__EXERCISE TASK__.
Copy out all of the material exactly.

__SOURCE EXCERPT__.
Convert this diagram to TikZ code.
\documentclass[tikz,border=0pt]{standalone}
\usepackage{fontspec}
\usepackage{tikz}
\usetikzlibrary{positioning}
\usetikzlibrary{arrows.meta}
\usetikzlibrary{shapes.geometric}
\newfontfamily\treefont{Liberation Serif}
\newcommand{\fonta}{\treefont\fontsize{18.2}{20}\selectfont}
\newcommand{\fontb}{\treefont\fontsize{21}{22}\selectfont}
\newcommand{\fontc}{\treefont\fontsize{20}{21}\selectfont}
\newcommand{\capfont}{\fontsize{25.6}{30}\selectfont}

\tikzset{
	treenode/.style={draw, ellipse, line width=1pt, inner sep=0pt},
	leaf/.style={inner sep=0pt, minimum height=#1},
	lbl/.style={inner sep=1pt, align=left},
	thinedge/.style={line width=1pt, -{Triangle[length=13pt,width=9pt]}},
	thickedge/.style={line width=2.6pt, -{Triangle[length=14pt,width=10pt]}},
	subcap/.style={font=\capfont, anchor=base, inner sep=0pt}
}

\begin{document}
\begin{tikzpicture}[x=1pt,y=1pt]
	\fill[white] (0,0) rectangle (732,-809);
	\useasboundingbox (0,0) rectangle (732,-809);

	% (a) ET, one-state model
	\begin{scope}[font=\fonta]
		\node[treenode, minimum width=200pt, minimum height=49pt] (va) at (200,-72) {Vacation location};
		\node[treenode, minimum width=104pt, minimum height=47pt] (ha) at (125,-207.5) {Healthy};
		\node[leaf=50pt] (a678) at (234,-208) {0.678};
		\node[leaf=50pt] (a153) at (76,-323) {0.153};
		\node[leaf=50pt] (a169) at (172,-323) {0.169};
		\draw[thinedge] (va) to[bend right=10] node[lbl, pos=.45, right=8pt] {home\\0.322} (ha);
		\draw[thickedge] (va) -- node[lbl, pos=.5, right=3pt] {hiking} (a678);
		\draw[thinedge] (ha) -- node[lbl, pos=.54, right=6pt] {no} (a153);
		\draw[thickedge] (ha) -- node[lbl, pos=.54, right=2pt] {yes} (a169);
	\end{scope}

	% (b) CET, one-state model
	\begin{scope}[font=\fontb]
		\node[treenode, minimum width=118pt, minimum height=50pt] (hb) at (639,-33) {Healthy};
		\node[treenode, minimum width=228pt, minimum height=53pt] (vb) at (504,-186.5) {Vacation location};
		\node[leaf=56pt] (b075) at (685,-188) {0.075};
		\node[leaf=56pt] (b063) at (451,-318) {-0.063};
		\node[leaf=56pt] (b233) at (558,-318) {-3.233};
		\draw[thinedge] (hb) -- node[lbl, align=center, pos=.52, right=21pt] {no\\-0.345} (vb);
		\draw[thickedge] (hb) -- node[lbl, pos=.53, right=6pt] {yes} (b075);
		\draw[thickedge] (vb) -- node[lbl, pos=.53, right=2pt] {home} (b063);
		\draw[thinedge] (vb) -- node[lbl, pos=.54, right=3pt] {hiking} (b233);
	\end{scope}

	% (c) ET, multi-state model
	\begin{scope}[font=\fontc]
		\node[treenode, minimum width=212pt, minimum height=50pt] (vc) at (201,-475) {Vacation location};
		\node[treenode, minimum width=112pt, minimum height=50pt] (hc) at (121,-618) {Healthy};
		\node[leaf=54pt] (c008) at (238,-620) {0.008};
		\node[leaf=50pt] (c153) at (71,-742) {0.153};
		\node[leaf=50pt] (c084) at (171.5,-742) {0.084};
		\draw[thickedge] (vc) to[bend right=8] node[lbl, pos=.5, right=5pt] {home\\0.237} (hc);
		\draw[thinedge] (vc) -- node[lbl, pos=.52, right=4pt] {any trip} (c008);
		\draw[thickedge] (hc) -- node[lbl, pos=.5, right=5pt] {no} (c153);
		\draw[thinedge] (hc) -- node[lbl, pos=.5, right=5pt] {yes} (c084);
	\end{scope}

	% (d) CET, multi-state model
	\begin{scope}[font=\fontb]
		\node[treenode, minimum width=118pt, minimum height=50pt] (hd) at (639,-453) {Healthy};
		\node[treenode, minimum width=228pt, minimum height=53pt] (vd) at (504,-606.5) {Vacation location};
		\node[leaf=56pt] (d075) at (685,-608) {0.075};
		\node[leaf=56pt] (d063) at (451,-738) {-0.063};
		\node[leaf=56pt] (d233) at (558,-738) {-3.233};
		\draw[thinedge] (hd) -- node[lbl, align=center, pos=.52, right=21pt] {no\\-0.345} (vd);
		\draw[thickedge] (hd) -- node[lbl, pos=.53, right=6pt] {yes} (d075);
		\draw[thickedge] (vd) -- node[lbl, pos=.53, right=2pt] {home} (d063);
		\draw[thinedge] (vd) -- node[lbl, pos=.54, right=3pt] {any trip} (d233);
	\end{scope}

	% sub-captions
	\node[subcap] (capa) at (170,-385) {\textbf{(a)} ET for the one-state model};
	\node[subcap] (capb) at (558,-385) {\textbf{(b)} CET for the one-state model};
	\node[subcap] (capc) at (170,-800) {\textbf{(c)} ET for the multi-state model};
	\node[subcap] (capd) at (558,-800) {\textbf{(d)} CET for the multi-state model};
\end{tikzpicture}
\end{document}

__WRITTEN ANSWER__.
Convert this diagram to TikZ code.
\documentclass[tikz,border=0pt]{standalone}
\usepackage{fontspec}
\usepackage{tikz}
\usetikzlibrary{positioning}
\usetikzlibrary{arrows.meta}
\usetikzlibrary{shapes.geometric}
\newfontfamily\treefont{Liberation Serif}
\newcommand{\fonta}{\treefont\fontsize{18.2}{20}\selectfont}
\newcommand{\fontb}{\treefont\fontsize{21}{22}\selectfont}
\newcommand{\fontc}{\treefont\fontsize{20}{21}\selectfont}
\newcommand{\capfont}{\fontsize{25.6}{30}\selectfont}

\tikzset{
	treenode/.style={draw, ellipse, line width=1pt, inner sep=0pt},
	leaf/.style={inner sep=0pt, minimum height=#1},
	lbl/.style={inner sep=1pt, align=left},
	thinedge/.style={line width=1pt, -{Triangle[length=13pt,width=9pt]}},
	thickedge/.style={line width=2.6pt, -{Triangle[length=14pt,width=10pt]}},
	subcap/.style={font=\capfont, anchor=base, inner sep=0pt}
}

\begin{document}
\begin{tikzpicture}[x=1pt,y=1pt]
	\fill[white] (0,0) rectangle (732,-809);
	\useasboundingbox (0,0) rectangle (732,-809);

	% (a) ET, one-state model
	\begin{scope}[font=\fonta]
		\node[treenode, minimum width=200pt, minimum height=49pt] (va) at (200,-72) {Vacation location};
		\node[treenode, minimum width=104pt, minimum height=47pt] (ha) at (125,-207.5) {Healthy};
		\node[leaf=50pt] (a678) at (234,-208) {0.678};
		\node[leaf=50pt] (a153) at (76,-323) {0.153};
		\node[leaf=50pt] (a169) at (172,-323) {0.169};
		\draw[thinedge] (va) to[bend right=10] node[lbl, pos=.45, right=8pt] {home\\0.322} (ha);
		\draw[thickedge] (va) -- node[lbl, pos=.5, right=3pt] {hiking} (a678);
		\draw[thinedge] (ha) -- node[lbl, pos=.54, right=6pt] {no} (a153);
		\draw[thickedge] (ha) -- node[lbl, pos=.54, right=2pt] {yes} (a169);
	\end{scope}

	% (b) CET, one-state model
	\begin{scope}[font=\fontb]
		\node[treenode, minimum width=118pt, minimum height=50pt] (hb) at (639,-33) {Healthy};
		\node[treenode, minimum width=228pt, minimum height=53pt] (vb) at (504,-186.5) {Vacation location};
		\node[leaf=56pt] (b075) at (685,-188) {0.075};
		\node[leaf=56pt] (b063) at (451,-318) {-0.063};
		\node[leaf=56pt] (b233) at (558,-318) {-3.233};
		\draw[thinedge] (hb) -- node[lbl, align=center, pos=.52, right=21pt] {no\\-0.345} (vb);
		\draw[thickedge] (hb) -- node[lbl, pos=.53, right=6pt] {yes} (b075);
		\draw[thickedge] (vb) -- node[lbl, pos=.53, right=2pt] {home} (b063);
		\draw[thinedge] (vb) -- node[lbl, pos=.54, right=3pt] {hiking} (b233);
	\end{scope}

	% (c) ET, multi-state model
	\begin{scope}[font=\fontc]
		\node[treenode, minimum width=212pt, minimum height=50pt] (vc) at (201,-475) {Vacation location};
		\node[treenode, minimum width=112pt, minimum height=50pt] (hc) at (121,-618) {Healthy};
		\node[leaf=54pt] (c008) at (238,-620) {0.008};
		\node[leaf=50pt] (c153) at (71,-742) {0.153};
		\node[leaf=50pt] (c084) at (171.5,-742) {0.084};
		\draw[thickedge] (vc) to[bend right=8] node[lbl, pos=.5, right=5pt] {home\\0.237} (hc);
		\draw[thinedge] (vc) -- node[lbl, pos=.52, right=4pt] {any trip} (c008);
		\draw[thickedge] (hc) -- node[lbl, pos=.5, right=5pt] {no} (c153);
		\draw[thinedge] (hc) -- node[lbl, pos=.5, right=5pt] {yes} (c084);
	\end{scope}

	% (d) CET, multi-state model
	\begin{scope}[font=\fontb]
		\node[treenode, minimum width=118pt, minimum height=50pt] (hd) at (639,-453) {Healthy};
		\node[treenode, minimum width=228pt, minimum height=53pt] (vd) at (504,-606.5) {Vacation location};
		\node[leaf=56pt] (d075) at (685,-608) {0.075};
		\node[leaf=56pt] (d063) at (451,-738) {-0.063};
		\node[leaf=56pt] (d233) at (558,-738) {-3.233};
		\draw[thinedge] (hd) -- node[lbl, align=center, pos=.52, right=21pt] {no\\-0.345} (vd);
		\draw[thickedge] (hd) -- node[lbl, pos=.53, right=6pt] {yes} (d075);
		\draw[thickedge] (vd) -- node[lbl, pos=.53, right=2pt] {home} (d063);
		\draw[thinedge] (vd) -- node[lbl, pos=.54, right=3pt] {any trip} (d233);
	\end{scope}

	% sub-captions
	\node[subcap] (capa) at (170,-385) {\textbf{(a)} ET for the one-state model};
	\node[subcap] (capb) at (558,-385) {\textbf{(b)} CET for the one-state model};
	\node[subcap] (capc) at (170,-800) {\textbf{(c)} ET for the multi-state model};
	\node[subcap] (capd) at (558,-800) {\textbf{(d)} CET for the multi-state model};
\end{tikzpicture}
\end{document}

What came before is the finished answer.